Наша семья эмигрировала в Америку в 1948 году. Отец пошел работать уборщиком, мать – уборщицей. Как мне помнится, их это не унижало – и как мама любила рассказывать, когда меня в школе спросили, кем работает отец, я с гордостью ответила: уборщиком. Через некоторое время он устроился в строительную фирму чертежником.

Одним из моих первых воспоминаний, связанных с Сан-Франциско, были ноябрьские президентские выборы, результаты которых наши родственники слушали по радио. Они были республиканцами: мой двоюродный дед Вацлав Цезаревич Каминский сказал, что он ставит бутылку вина, если выиграет республиканский кандидат Томас Дьюи; папа же парировал бутылкой в случае выбора Гарри Трумэна, то есть демократа. К большому удивлению всей Америки, выиграл Трумэн; одна газета даже вышла с заголовком «Дьюи победил Трумэна» – настолько неожиданной оказалась победа Трумэна. Бутылку отец купил, ему действительно больше нравился выходец из американской провинции из штата Миссури, чем самоуверенный губернатор Нью-Йорка. Как мне теперь кажется, в этом проявились не только отцовский демократизм, но и его собственные провинциальные корни и симпатия к так называемому «маленькому человеку». Дядя Ваця, однако, воспринял папино предпочтение как левизну, что, конечно, было смехотворным.

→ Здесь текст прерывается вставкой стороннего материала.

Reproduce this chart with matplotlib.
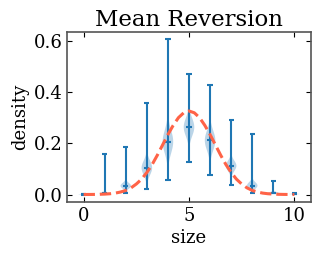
import numpy as np
import matplotlib.pyplot as plt

# violin summary per size
sizes = [0, 1, 2, 3, 4, 5, 6, 7, 8, 9, 10]
means = [0.001, 0.005, 0.034, 0.104, 0.206, 0.263, 0.211, 0.112, 0.035, 0.007, 0.002]
mins = [0.0, 0.004, 0.004, 0.023, 0.055, 0.125, 0.076, 0.037, 0.005, 0.004, 0.001]
maxs = [0.003, 0.160, 0.185, 0.359, 0.605, 0.470, 0.427, 0.291, 0.236, 0.053, 0.004]
spreads = [0.001, 0.003, 0.011, 0.028, 0.045, 0.035, 0.038, 0.020, 0.013, 0.003, 0.001]

# reference density curve
curve_x = [i * 0.25 for i in range(41)]
curve_y = [0.0001, 0.0002, 0.0004, 0.0008, 0.0016, 0.0030, 0.0055, 0.0097, 0.016, 0.026,
           0.041, 0.060, 0.086, 0.117, 0.154, 0.194, 0.234, 0.270, 0.300, 0.319,
           0.326,
           0.319, 0.300, 0.270, 0.234, 0.194, 0.154, 0.117, 0.086, 0.060, 0.041,
           0.026, 0.016, 0.0097, 0.0055, 0.0030, 0.0016, 0.0008, 0.0004, 0.0002, 0.0001]

plt.rcParams['font.family'] = 'DejaVu Serif'

fig = plt.figure(figsize=(3.19, 2.58), dpi=100)
ax = fig.add_axes([0.211, 0.216, 0.763, 0.661])

# build violin stats from the summary values
vpstats = []
for m, lo, hi, s in zip(means, mins, maxs, spreads):
    coords = np.linspace(lo, hi, 200)
    vals = np.exp(-0.5 * ((coords - m) / s) ** 2) + 1e-9
    vpstats.append({'coords': coords, 'vals': vals, 'mean': m, 'median': m,
                    'min': lo, 'max': hi})

ax.violin(vpstats, positions=sizes, widths=0.5, showmeans=True, showextrema=True)
ax.plot(curve_x, curve_y, '--', color='tomato', lw=2.2)

ax.set_title('Mean Reversion', fontsize=16.5, pad=4)
ax.set_xlabel('size', fontsize=13, labelpad=3)
ax.set_ylabel('density', fontsize=13, labelpad=3)
ax.set_xticks([0, 5, 10])
ax.set_yticks([0.0, 0.2, 0.4, 0.6])
ax.tick_params(direction='in', top=True, right=True, labelsize=13, length=3.5)
for sp in ax.spines.values():
    sp.set_color('#555555')
    sp.set_linewidth(1.2)

plt.savefig('out.png', dpi=100)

Притом что доход у него был скромный, папа сумел выписать из Германии в Сан-Франциско семерых своих люблянских друзей. Позднее родители сами удивлялись, как им это удалось, и вспоминали об этом времени ностальгически.

Отец и Дмитрий Шульгин (он с женой и сыном тоже приехал в Сан-Франциско и некоторое время жил у нас) имели прямое отношение к созданию филиала НТС в Сан-Франциско, обеспечившего ощущение преемственности с люблянской жизнью. Была у него и веселая, даже легкомысленная сторона. Как-то раз на выходных участники Союза, человек тридцать, организовали занятное действо, напоминавшее игру в казаки-разбойники. Они разделились на две команды: «белые» должны были выполнить некую разведывательную задачу, а «красные» – им помешать. Два дня подряд взрослые люди гонялись друг за другом по всему городу, то пешком, то на общественном транспорте (машин ни у кого, конечно, не было) – выпрыгивали из окон и лазили по крышам. Всем этим они явно наслаждались. Нашу квартиру назначили штабом «красных», и я выполняла при нем обязанности связистки – отвечала по телефону. Мне было десять лет, и свою должность я воспринимала очень серьезно.

В 1951 году мама получила работу преподавателя русского языка в Военной языковой школе в Монтерее, готовившей американских солдат к «шпионской» деятельности. (Теперь эта школа называется «Defense Language Institute».) Папа устроился на работу в соседнем городке инженером-строителем. Вскоре у нас появился автомобиль, правда старенький. Произошло воссоединение с Григоровичами-Барскими. Шесть следующих лет мы были соседями – жили в соседних квартирах. Соседство воскрешало в нашей памяти дни войны; но обстоятельства изменились.